You may think yourself apart from this world, but you aren’t.

You’re here, Theodora, and you have a role to fulfil.

You’re not a child any more; you can’t just stamp your foot and say you don’t want to play. ’

Theo said nothing, so Diana got up and went back to the window.

‘I need you to rally, and be well,’ she said quietly, almost to herself. ‘I need you to forget about what happened, and about Missy and that boy. Both of those boys.’

‘I can’t,’ Theo said.

‘You must. Or at least pretend to.’

Diana fetched an envelope from her pocket.

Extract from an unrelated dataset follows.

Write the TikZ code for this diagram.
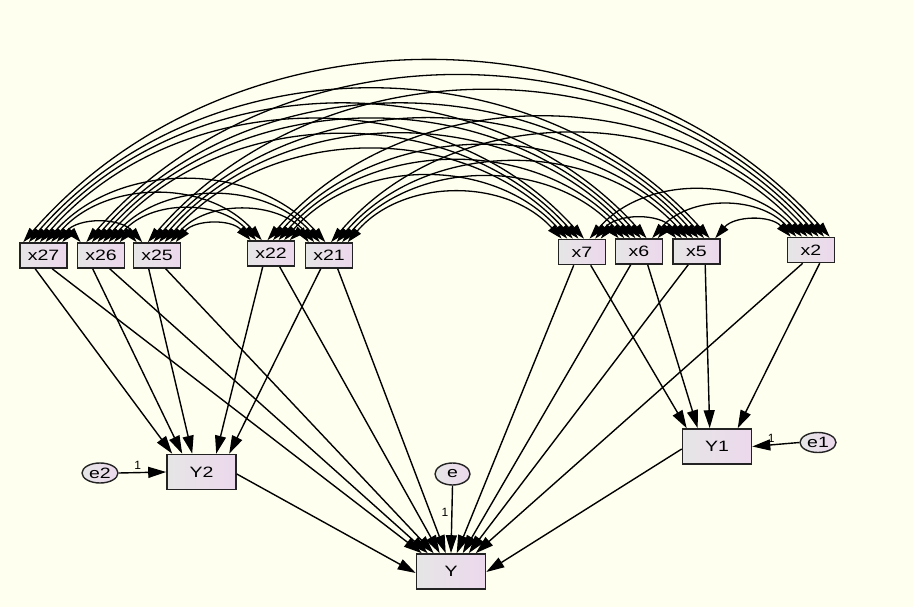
\documentclass[tikz,border=0pt]{standalone}
\usepackage{fontspec}
\setmainfont{Liberation Sans}
\usepackage{graphicx}
\usetikzlibrary{arrows.meta,calc,shapes.geometric}
\definecolor{bgc}{RGB}{255,255,240}
\definecolor{boxl}{RGB}{230,230,230}
\definecolor{boxr}{RGB}{236,216,236}
\definecolor{edgec}{RGB}{35,35,35}
\newcommand\wt[1]{\scalebox{1.3}[1]{#1}}
\tikzset{
 obs/.style={rectangle, draw=edgec, line width=1.6pt, left color=boxl, right color=boxr, inner sep=0pt, font=\fontsize{15}{15}\selectfont},
 xbox/.style={obs, minimum width=47pt, minimum height=25pt},
 ybox/.style={obs, minimum width=69pt, minimum height=35pt},
 errc/.style={ellipse, draw=edgec, line width=1.4pt, left color=boxl, right color=boxr, inner sep=0pt, minimum width=36pt, minimum height=20pt, font=\fontsize{15}{15}\selectfont},
 reg/.style={line width=1.4pt, -{Triangle[length=18pt,width=11pt]}},
 cov/.style={line width=1.3pt, {Triangle[length=15pt,width=9pt]}-{Triangle[length=15pt,width=9pt]}},
 one/.style={font=\fontsize{12}{12}\selectfont, inner sep=1pt},
}
\begin{document}
\begin{tikzpicture}[x=1pt,y=1pt]
\fill[bgc] (0,0) rectangle (913,-607);
\useasboundingbox (0,0) rectangle (913,-607);
% observed exogenous
\node[xbox] (n0) at (43.5,-255.5) {\wt{x27}};
\node[xbox] (n1) at (101,-255.5) {\wt{x26}};
\node[xbox] (n2) at (157,-255.5) {\wt{x25}};
\node[xbox] (n3) at (271,-253.5) {\wt{x22}};
\node[xbox] (n4) at (329,-255.5) {\wt{x21}};
\node[xbox] (n5) at (582,-252) {\wt{x7}};
\node[xbox] (n6) at (639,-251.5) {\wt{x6}};
\node[xbox] (n7) at (696.5,-251.5) {\wt{x5}};
\node[xbox] (n8) at (811,-250) {\wt{x2}};
% endogenous
\node[ybox] (Y2) at (201.5,-472) {\wt{Y2}};
\node[ybox] (Y1) at (717,-446.5) {\wt{Y1}};
\node[ybox] (Y) at (451,-571.5) {\wt{Y}};
% errors
\node[errc] (e2) at (100,-473) {\wt{e2}};
\node[errc] (e1) at (818,-442.5) {\wt{e1}};
\node[errc, minimum width=35pt, minimum height=22pt] (e) at (452.5,-474) {\wt{e}};
% covariances
\foreach \i in {0,...,7}{
  \pgfmathtruncatemacro\js{\i+1}
  \foreach \j in {\js,...,8}{
    \pgfmathsetmacro\oa{4+(\i+8-\j)*39/7}
    \pgfmathsetmacro\ob{4+(\j-1-\i)*39/7}
    \draw[cov] ($(n\i.north west)+(\oa,0)$) to[bend left=48.5] ($(n\j.north west)+(\ob,0)$);
  }
}
% paths to Y2
\foreach \s/\t in {0/6,1/16,2/26,3/50,4/63}{
  \draw[reg] ($(n\s.south west)+(16,0)$) -- ($(Y2.north west)+(\t,0)$);
}
% paths to Y1
\foreach \s/\t in {5/5,6/16,7/28,8/56}{
  \draw[reg] ($(n\s.south west)+(33,0)$) -- ($(Y1.north west)+(\t,0)$);
}
% paths to Y from left group
\foreach \s/\t in {0/6,1/12,2/18,3/24,4/30}{
  \draw[reg] ($(n\s.south west)+(33,0)$) -- ($(Y.north west)+(\t,0)$);
}
% paths to Y from right group
\foreach \s/\t in {5/41,6/47,7/53,8/60}{
  \draw[reg] ($(n\s.south west)+(16,0)$) -- ($(Y.north west)+(\t,0)$);
}
\draw[reg] ($(Y2.east)+(0,-2)$) -- ($(Y.west)+(0,-1.5)$);
\draw[reg] ($(Y1.west)+(0,-2.5)$) -- ($(Y.east)+(0,-0.5)$);
% error terms
\draw[reg] (e2.east) -- (Y2.west) node[one, pos=0.4, above=1pt]{1};
\draw[reg] (e1.west) -- (Y1.east) node[one, pos=0.6, above=1pt]{1};
\draw[reg] (e.south) -- (Y.north) node[one, pos=0.4, left=2pt]{1};
\end{tikzpicture}
\end{document}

‘This arrived for you. Once you’ve read it, have a bath and get dressed. We will see you on the terrace for afternoon tea.’

Theo studied the writing eagerly, but it wasn’t from Toby, nor Crudge.

When she opened it, a small velvet bag dropped on to the bedspread.

It contained a gold pendant in the shape of a butterfly, the veins of its wings and the buds on its antennae picked out in perfect detail.

She knew at once where she’d seen it before, and what it must mean.

3, Springfield Villas,

Church Lane,

Chobham,

Surrey

Wednesday, 18th September, 1889

Dear Miss Hallewell,

I trust this finds you well. I am sorry to be the bearer of sad news, but must inform you that my beloved wife, Rosalind, succumbed to her illness and passed from this world some weeks ago, on the twenty-fourth of August. Two months to the day since we met you, and visited the spring together.

I apologise for not writing sooner but I have been indisposed.

A death long foreseen is nevertheless a shock, when it comes to it.